Tuning optical properties of blue-emitting polyfluorenes via hydrostatic pressure

Polyfluorenes (PFs) represent a unique class of poly para- phenylene based blue-emitting polymers with intriguing structure-property relationships. Slight variations in the choice of functionalizing side chains result in dramatic differences in the inter- and intra-chain structures in PFs. Highlighting these differences are two prototypical PFs, poly (9,9-(di n, n-octyl) fluorene) (PF8) and poly (9,9-(di ethyl- hexyl) fluorene) (PF2/6). In addition to the nematic liquid crystal (n-LC) mesophase, PF8 is characterized by at least five structural phases.

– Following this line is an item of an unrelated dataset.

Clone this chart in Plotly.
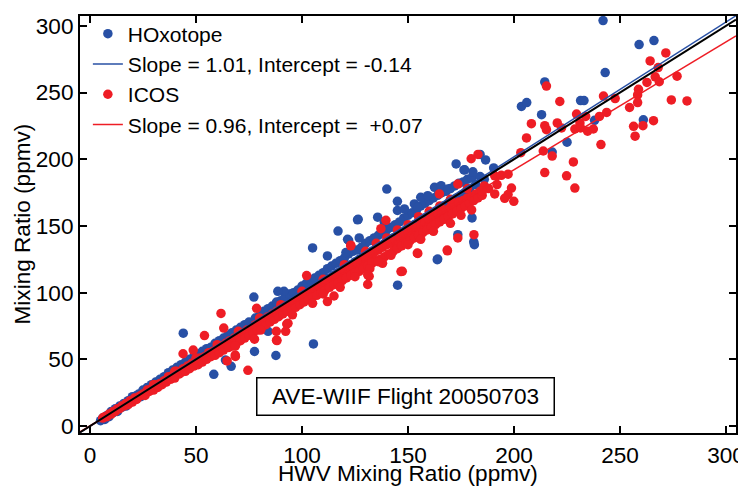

We present photoluminescence (PL) and Raman scattering studies of powder samples and thin films of PF8 under hydrostatic pressure. The powder sample was thermally annealed at 2GPa. The PL vibronics of the as-is powder sample red-shift at an average rate of 30 meV/GPa whereas the thermally annealed sample red-shifts at a higher rate of 50 meV/GPa, indicating a different crystalline mesophase for the annealed sample. The Huang-Rhys factor is found to increase with increasing pressures signaling a higher geometric relaxation of the electronic states. The Raman peaks harden with increasing pressures; the intra-ring C-C stretch frequency at 1600 cm $^{-1}$ has a pressure coefficient of 5 cm$^{-1} $/GPa and exhibits asymmetric line shapes at higher pressures.